After his nasty fright – of which more in a moment – Garrett has to take a little sabbatical in which he stumbles, with a coincidence (or is it?) that may cause us to raise an eyebrow, upon the real mystery of this tale. The mother and daughter he fortuitously crosses paths with, a Mrs and Miss Simpson, are trying to find a will left by the mother’s evil uncle, Dr John Rant, that leaves his considerable estate to her. In the absence of the document the estate has passed over to her cousin, by her account a rather mean fellow. It seems the will has been hidden in a book – and here I offer no prizes for guessing Mr John Eldred’s relation to Mrs Simpson, or why he is trying to get his hands on the Tractate. It’s the little setup with Garrett and the Simpsons which is most intriguing though, and where the true form of this story becomes apparent. It resembles less your average Jamesian tale of eldritch horrors and more an Agatha Christie mystery, with its wronged third parties and a cosy fireside chat where they put their problems to the sleuth who will set everything to rights. And crucially, as with many a good detective story there is a Macguffin. Not the will, since the specific nature of that document is rather critical to the construction of this tale, but the Tractate Middoth itself. This mysterious and eerie sounding text is utterly irrelevant to the plot, Dr Rant could have hidden the will inside a copy of The Boy’s Big Book of Hebrew Stories and things would have played out exactly the same. And in fact that’s more or less what he did – the Tractate Middoth might sound sinister but it is no Necronomicon. Middoth or middot means measurements in Hebrew, and it’s just a tract of the Talmud that deals with the measurements and customs of the Second Temple in Jerusalem. A drier, less occult text could scarcely be conceived. Have a read, it starts off pretty racy with the temple officer beating and burning the clothes of any guard asleep at their post, but it soon settles down into dedicated cubit-counting action.

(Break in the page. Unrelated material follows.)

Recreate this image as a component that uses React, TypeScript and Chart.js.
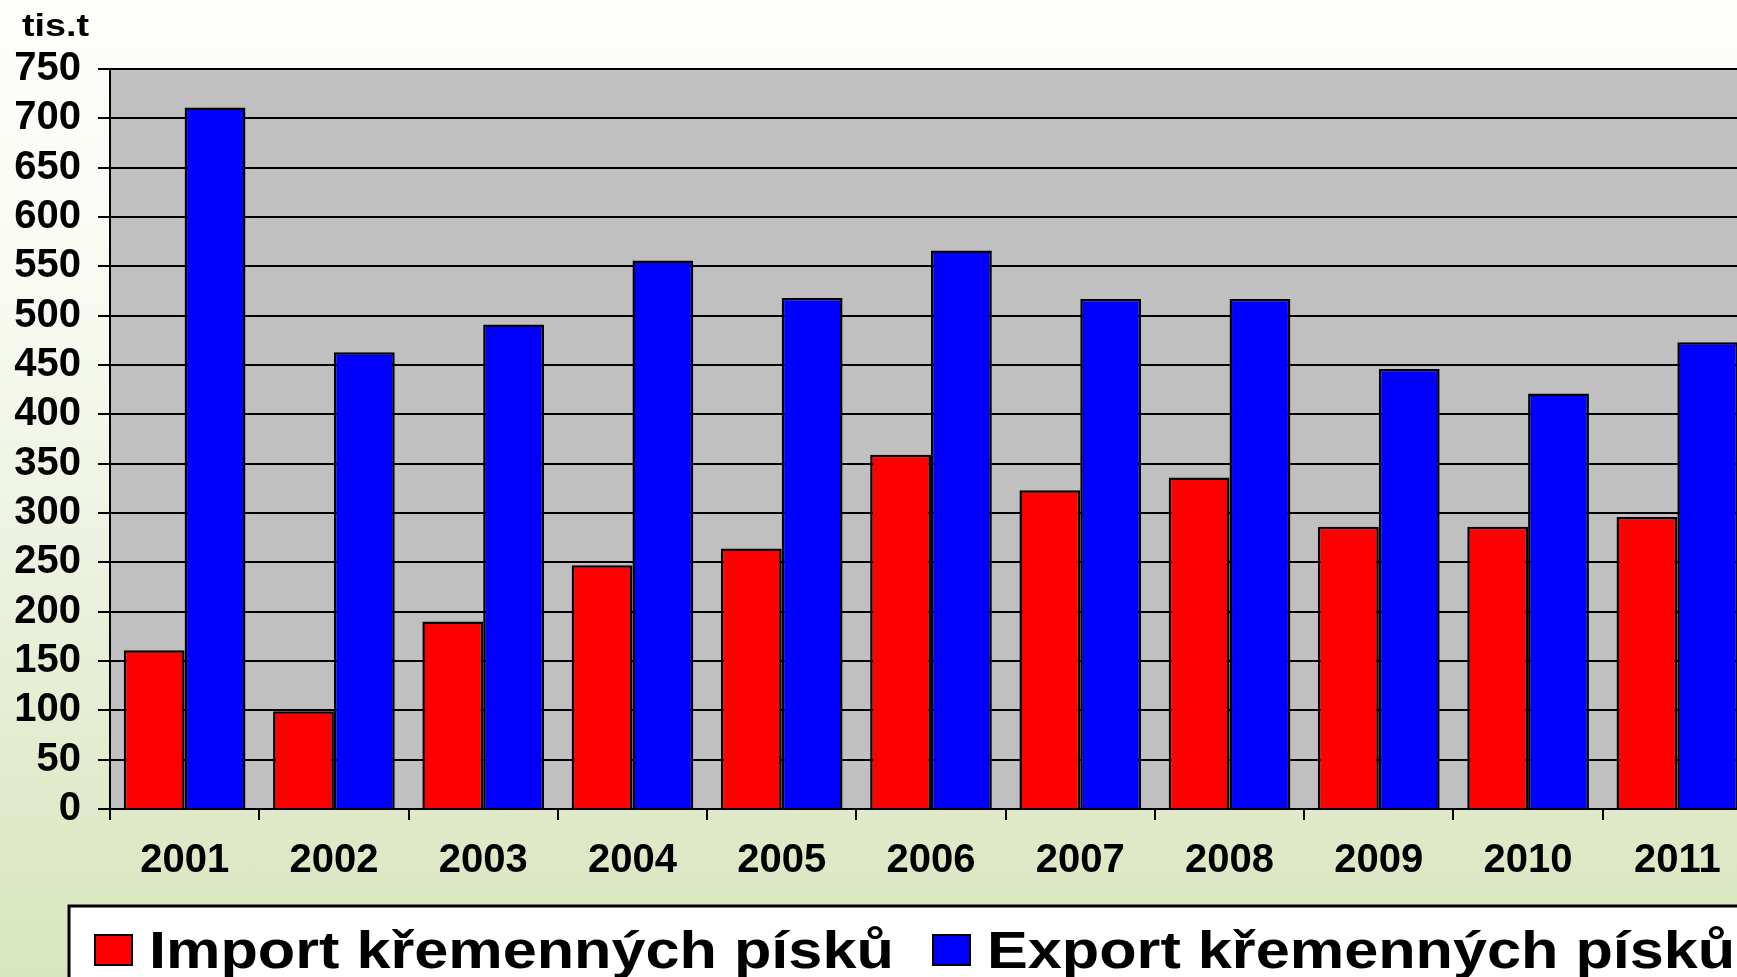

As to the detective story, of course it leaves a lot to be desired, but James wasn’t really trying to become the new Conan Doyle. The mystery is set and solved within a couple of pages, and all that remains for Mr Garrett is a rather frantic race against time, for an outcome he is not even sure of – he has to get the book off Mr Eldred, but how? Fortunately despite its detective trappings this is still a ghost story, and the ghost does his work for him.

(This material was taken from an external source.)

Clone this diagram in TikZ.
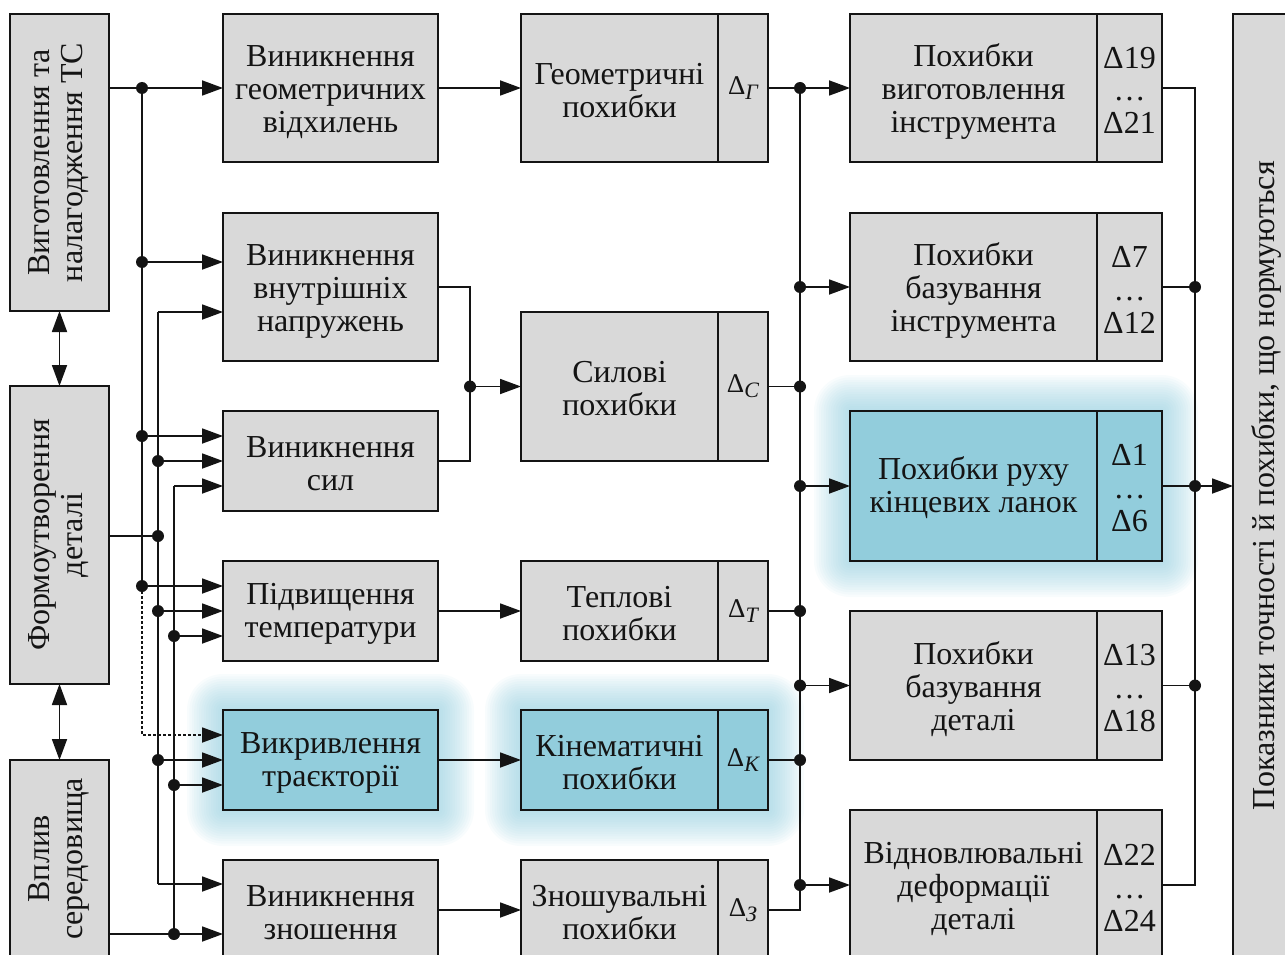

So, what of this ghost? For me the key feature of James’ stories, more than the academic attention to detail, the fondly drawn characters or the authentic settings, lies in the brief but precise moments of terror. There are rarely more than one or two per story, and they are often described in merely a line or two, but they are usually exquisitely chilling or even horrific. The shocks in this tale are not quite top five material, but effective nonetheless. The first is the appearance of the figure that causes Mr Garrett to have his little turn. He doesn’t take in the lower part of the face but the upper is “perfectly dry”, and the deep-sunk eyes are covered with cobwebs. Those cobwebby eyes are the main image you come away with and it’s wonderfully ghastly but I wonder if the first part of the description is on reflection even creepier. Why describe a face as dry? I start to think what once-human creature, dead for over twenty years, might have a face completely devoid of perspiration or errr grease, or indeed any means of producing it. And why take care to point out that he didn’t see the lower part of the face? Well it would be quite difficult to see something that wasn’t there in the first place…

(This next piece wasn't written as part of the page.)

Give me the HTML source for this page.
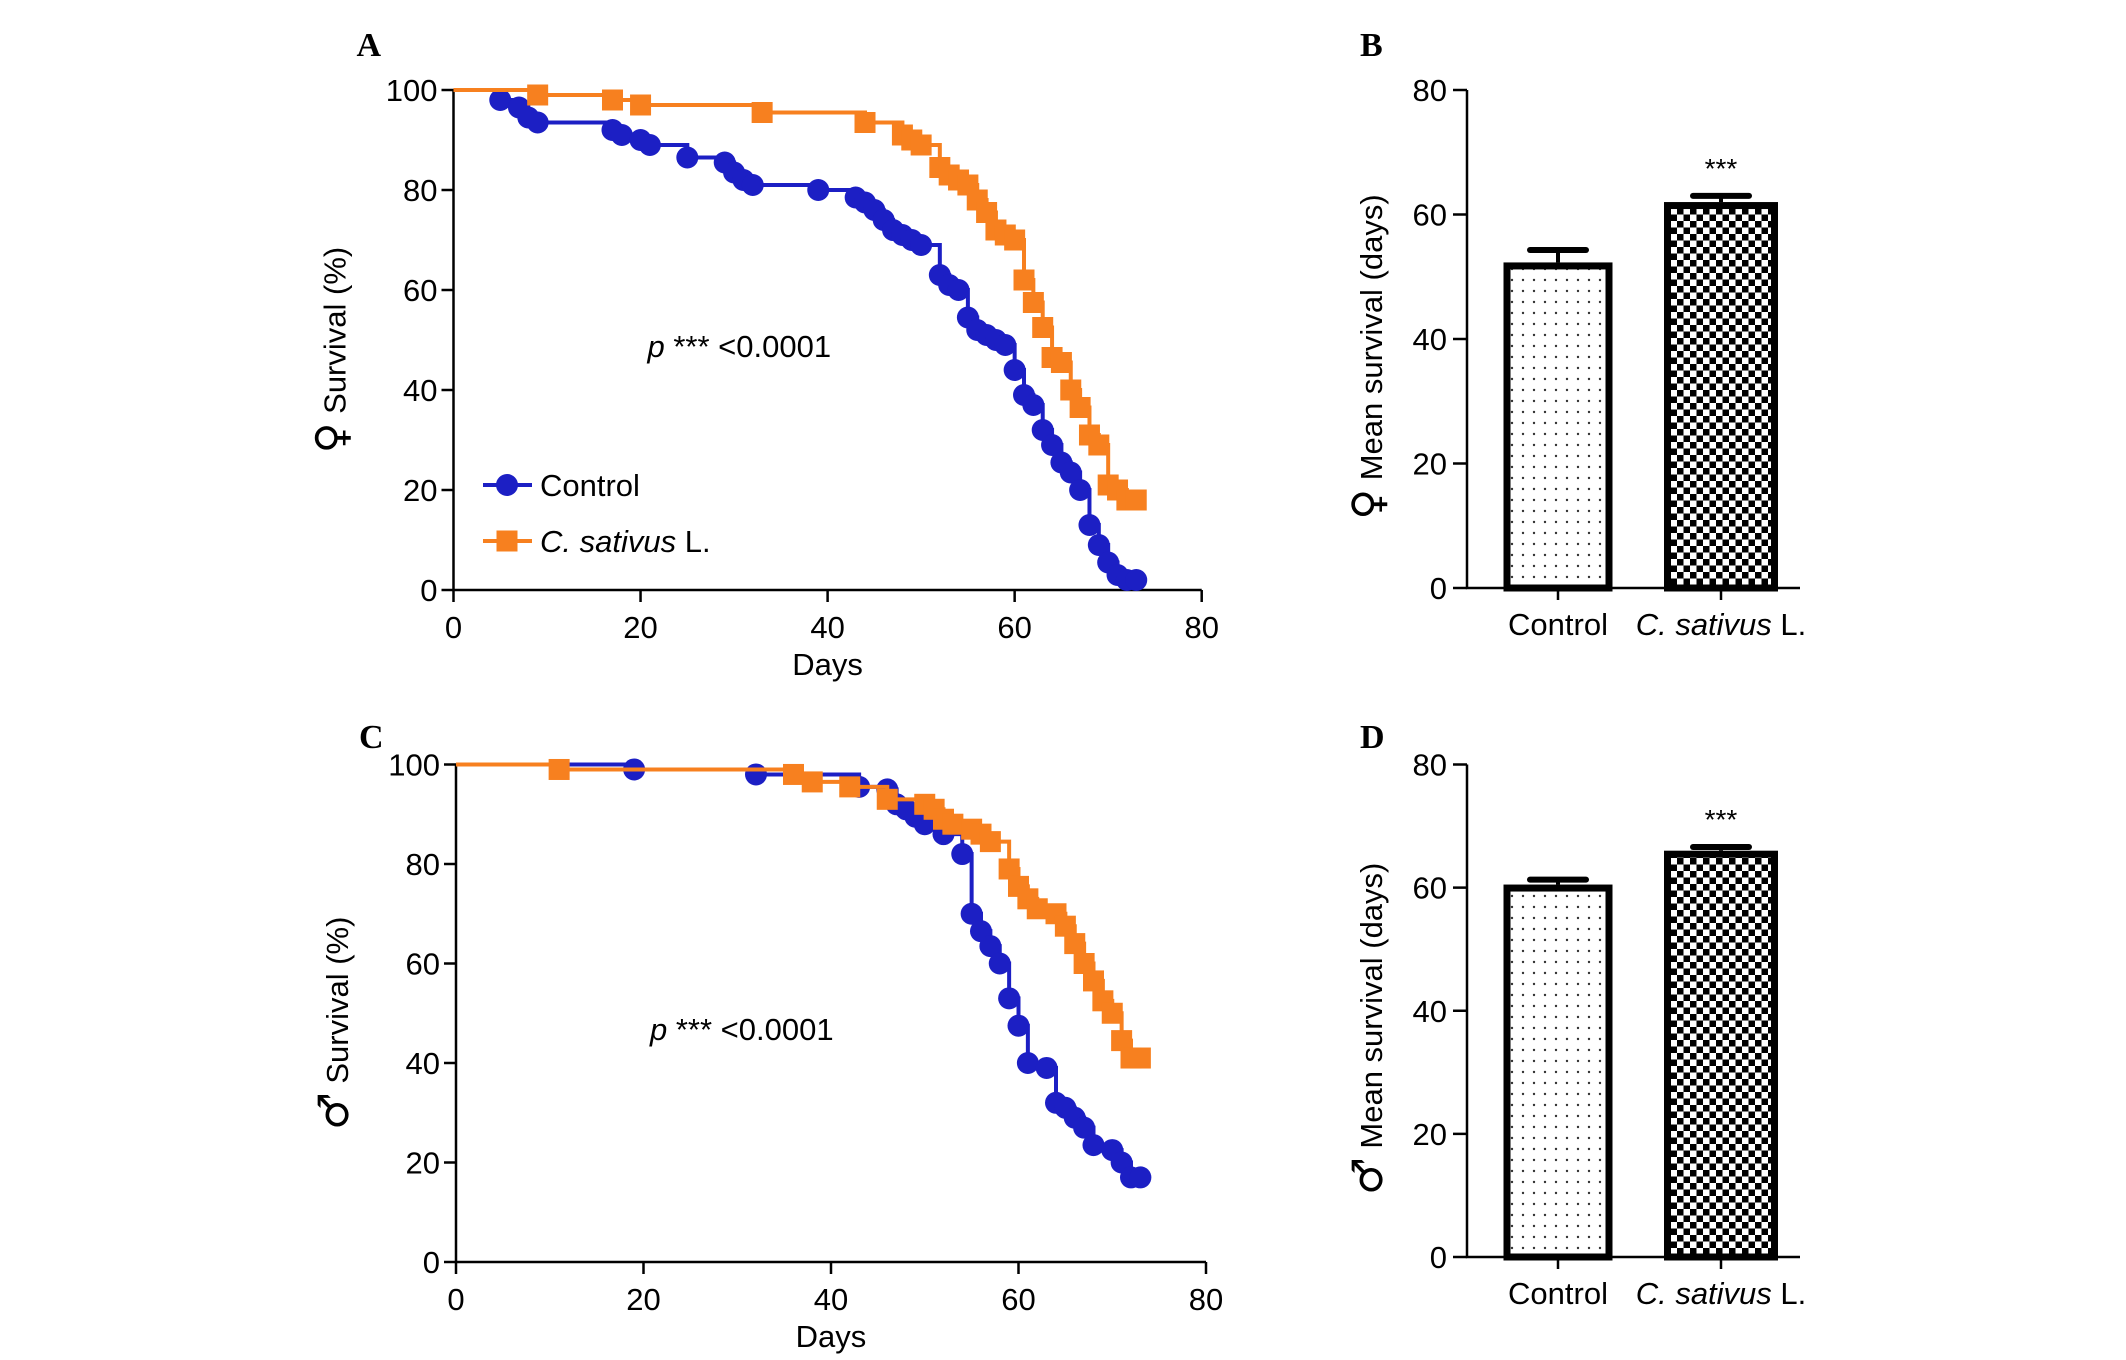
<!DOCTYPE html>
<html><head><meta charset="utf-8"><style>
html,body{margin:0;padding:0;background:#fff;}
svg{display:block;font-family:"Liberation Sans",Arial,sans-serif;}
</style></head><body>
<svg id="fig" width="2126" height="1360" viewBox="0 0 2126 1360" xmlns="http://www.w3.org/2000/svg">
<defs>
<pattern id="dots" width="11" height="11" patternUnits="userSpaceOnUse"><rect width="11" height="11" fill="#fff"/><circle cx="5" cy="5" r="1.2" fill="#333"/></pattern>
<pattern id="checker" width="13" height="13" patternUnits="userSpaceOnUse"><rect width="13" height="13" fill="#fff"/><rect width="6.5" height="6.5" fill="#000"/><rect x="6.5" y="6.5" width="6.5" height="6.5" fill="#000"/></pattern>
</defs>
</svg>
<script>
// ===== Data =====
const kmXTicks = [0,20,40,60,80];
const kmYTicks = [0,20,40,60,80,100];
const barYTicks = [0,20,40,60,80];
const barCategories = ['Control','C. sativus L.'];

const aControlDays = [5,7,8,9,17,18,20,21,25,29,30,31,32,39,43,44,45,46,47,48,49,50,52,53,54,55,56,57,58,59,60,61,62,63,64,65,66,67,68,69,70,71,72,73];
const aControlSurv = [98,96.5,94.5,93.5,92,91,90,89,86.5,85.5,83.5,82,81,80,78.5,77.5,76,74,72,71,70,69,63,61,60,54.5,52,51,50,49,44,39,37,32,29,25.5,23.5,20,13,9,5.5,3,2,2];
const aSativusDays = [9,17,20,33,44,48,49,50,52,53,54,55,56,57,58,59,60,61,62,63,64,65,66,67,68,69,70,71,72,73];
const aSativusSurv = [99,98,97,95.5,93.5,91,90,89,84.5,83,82,81,78,75.5,72,71,70,62,57.5,52.5,46.5,45.5,40,36.5,31,29,21,20,18,18];

const cControlDays = [19,32,43,46,47,48,49,50,52,54,55,56,57,58,59,60,61,63,64,65,66,67,68,70,71,72,73];
const cControlSurv = [99,98,95.5,95,92,91,89.5,88,86,82,70,66.5,63.5,60,53,47.5,40,39,32,31,29,27,23.5,22.5,20,17,17];
const cSativusDays = [11,36,38,42,46,50,51,52,53,55,56,57,59,60,61,62,64,65,66,67,68,69,70,71,72,73];
const cSativusSurv = [99,98,96.5,95.5,93,92,91,89,88,87,86,84.5,79,75.5,73,71,70,67.5,64,60,56.5,52.5,50,44.5,41,41];

const bMeans = [52.3,62];
const bErrTop = [54.3,63];
const dMeans = [60.5,66];
const dErrTop = [61.3,66.6];

// ===== Drawing =====
const svg = document.getElementById('fig');
const NS = 'http://www.w3.org/2000/svg';
const BLUE = '#1c1fc4', ORANGE = '#f7801f';
function mk(tag, attrs, parent){const e=document.createElementNS(NS,tag);for(const k in attrs)e.setAttribute(k,attrs[k]);(parent||svg).appendChild(e);return e;}
function txt(s, attrs, parent){const e=mk('text',attrs,parent);e.textContent=s;return e;}
const SYM = s => `<tspan font-family="DejaVu Sans, sans-serif" font-size="42">${s}</tspan>`;

function kmPanel(id, x0, x1, y0, y1, series, pY, sym, letterY){
  const g = mk('g',{});
  
  
  const sx = v => x0 + (x1-x0)*v/80;
  const sy = v => y0 - (y0-y1)*v/100;
  const ax = mk('path',{d:`M${x0} ${y1}V${y0}H${x1}`,stroke:'#000','stroke-width':2.5,fill:'none'},g);
  
  
  kmYTicks.forEach(t=>{
    mk('line',{x1:x0-12,x2:x0,y1:sy(t),y2:sy(t),stroke:'#000','stroke-width':2.5},g);
    const l=txt(String(t),{x:x0-16,y:sy(t)+11,'font-size':31,'text-anchor':'end'},g);
    
    
  });
  kmXTicks.forEach(t=>{
    mk('line',{x1:sx(t),x2:sx(t),y1:y0,y2:y0+12,stroke:'#000','stroke-width':2.5},g);
    const l=txt(String(t),{x:sx(t),y:y0+48,'font-size':31,'text-anchor':'middle'},g);
    
    
  });
  const xt=txt('Days',{x:(x0+x1)/2,y:y0+85,'font-size':31,'text-anchor':'middle'},g);
  
  
  const cy=(y0+y1)/2+10;
  const yt=mk('text',{x:0,y:0,'font-size':31,'text-anchor':'middle',transform:`translate(${x0-108},${cy}) rotate(-90)`},g);
  yt.innerHTML=SYM(sym)+' Survival (%)';
  
  
  const lt=txt(id.toUpperCase(),{x:x0-97,y:letterY,'font-size':34,'font-weight':'bold','font-family':'Liberation Serif, serif'},g);
  
  
  const pt=mk('text',{x:x0+194,y:pY,'font-size':31},g);
  
  
  pt.innerHTML='<tspan font-style="italic">p</tspan> *** &lt;0.0001';
  series.forEach(s=>{
    let d=`M${sx(0)} ${sy(100)}`;
    for(let i=0;i<s.days.length;i++){d+=`H${sx(s.days[i])}V${sy(s.surv[i])}`;}
    const p=mk('path',{d,stroke:s.color,'stroke-width':4,fill:'none'},g);
    
    
    for(let i=0;i<s.days.length;i++){
      let m;
      if(s.shape==='circle') m=mk('circle',{cx:sx(s.days[i]),cy:sy(s.surv[i]),r:11,fill:s.color},g);
      else m=mk('rect',{x:sx(s.days[i])-10.5,y:sy(s.surv[i])-10.5,width:21,height:21,fill:s.color},g);
      
      
    }
  });
  return {g,sx,sy};
}

kmPanel('a',453.5,1201.7,590,90,[
  {name:'control',days:aControlDays,surv:aControlSurv,color:BLUE,shape:'circle'},
  {name:'c-sativus',days:aSativusDays,surv:aSativusSurv,color:ORANGE,shape:'square'}],357,'♀',56);
// legend
const lg = mk('g',{});


const le1=mk('g',{},lg);


mk('line',{x1:483,x2:532,y1:485,y2:485,stroke:BLUE,'stroke-width':4},le1);
mk('circle',{cx:507,cy:485,r:11,fill:BLUE},le1);
txt('Control',{x:540,y:496,'font-size':31},le1);
const le2=mk('g',{},lg);


mk('line',{x1:483,x2:532,y1:541,y2:541,stroke:ORANGE,'stroke-width':4},le2);
mk('rect',{x:496.5,y:530.5,width:21,height:21,fill:ORANGE},le2);
const l2t=mk('text',{x:540,y:552,'font-size':31},le2);
l2t.innerHTML='<tspan font-style="italic">C. sativus</tspan> L.';

kmPanel('c',456,1206,1262,764.5,[
  {name:'control',days:cControlDays,surv:cControlSurv,color:BLUE,shape:'circle'},
  {name:'c-sativus',days:cSativusDays,surv:cSativusSurv,color:ORANGE,shape:'square'}],1040,'♂',748);

function barPanel(id, ax, axEnd, y0, y1, means, errs, sym, letterY){
  const g=mk('g',{});
  
  
  const sy=v=>y0-(y0-y1)*v/80;
  const a=mk('path',{d:`M${ax} ${y1}V${y0}H${axEnd}`,stroke:'#000','stroke-width':2.5,fill:'none'},g);
  
  
  barYTicks.forEach(t=>{
    mk('line',{x1:ax-14,x2:ax,y1:sy(t),y2:sy(t),stroke:'#000','stroke-width':2.5},g);
    const l=txt(String(t),{x:ax-20,y:sy(t)+11,'font-size':31,'text-anchor':'end'},g);
    
    
  });
  const centers=[1558,1721], widths=[109,114], fills=['url(#dots)','url(#checker)'];
  means.forEach((m,i)=>{
    const top=sy(m), cx=centers[i], w=widths[i];
    const e=mk('g',{},g);
    
    
    mk('line',{x1:cx,x2:cx,y1:top,y2:sy(errs[i]),stroke:'#000','stroke-width':4},e);
    mk('line',{x1:cx-28,x2:cx+28,y1:sy(errs[i]),y2:sy(errs[i]),stroke:'#000','stroke-width':6,'stroke-linecap':'round'},e);
    const b=mk('rect',{x:cx-w/2+3.5,y:top+3.5,width:w-7,height:y0-top-3.5,fill:fills[i],stroke:'#000','stroke-width':7},g);
    
    
    mk('line',{x1:cx,x2:cx,y1:y0,y2:y0+12,stroke:'#000','stroke-width':2.5},g);
    const l=mk('text',{x:cx,y:y0+47,'font-size':31,'text-anchor':'middle'},g);
    
    
    if(i===0) l.textContent=barCategories[0];
    else l.innerHTML='<tspan font-style="italic">C. sativus</tspan> L.';
  });
  const st=txt('***',{x:centers[1],y:sy(errs[1])-18,'font-size':28,'text-anchor':'middle'},g);
  
  
  const yt=mk('text',{x:0,y:0,'font-size':31,'text-anchor':'middle',transform:`translate(${ax-85},${(y0+y1)/2+18}) rotate(-90)`},g);
  yt.innerHTML=SYM(sym)+' Mean survival (days)';
  
  
  const lt=txt(id.toUpperCase(),{x:ax-107,y:letterY,'font-size':34,'font-weight':'bold','font-family':'Liberation Serif, serif'},g);
  
  
}
barPanel('b',1467,1800,588,90,bMeans,bErrTop,'♀',56);
barPanel('d',1467,1800,1257,764.5,dMeans,dErrTop,'♂',748);
</script>
</body></html>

The second, deadly, visitation is described in an even more circumspect fashion than the first. “Two arms enclosing a mass of blackness” envelop and smother mean Mr Eldred. Perhaps this isn’t an image to make us shiver before turning out the bedside light, not as much as the first at least, but that mass of blackness bespeaks ineffable hadean horrors. And it means that despite our subverted expectations, the aged antiquary does get his comeuppance at the end. But why, exactly? Comeuppance for what? The usual ambiguities and vagaries of intention are at play here. Dr Rant was a bad man, and Mrs Simpson said she thought he preferred her cousin, a similar meanie, although Rant told her himself he wasn’t very fond of him. And he told her he wanted her and Mr Eldred to start on equal terms in this little puzzle, yet with his knowledge of and dealings in books surely Eldred had the upper hand. Perhaps Rant feels he made things too easy for Eldred, and came back to even things out. And Eldred seemed to know who was after him, although he was less discomfited with this knowledge than the protagonists in other stories. What had or hadn’t he seen? Who were the witnesses to the will and what (if anything) happened to them? Questions abound, as always, but they merely add to the mystery. (However I was pleased when, after thinking it slightly suspicious that a train leaving around two and taking two hours might arrive as evening was drawing in, I turned back to the beginning and found the story starts “Towards the end of an autumn afternoon…”. Trivial, but it shows that you can’t blame loose ends on any woolly thinking of James.)

Finally there is a little surprise at the end, a secret kernel to the tale we don’t discover till the very last line – well, assuming you didn’t see it coming beforehand, the clues are there. Wrapped in the detective story inside a ghost story is, it turns out, a romance! A most unusual subject for James, but tackled in his usual fashion by leaving more – far more – to the imagination than is spelled out in the text.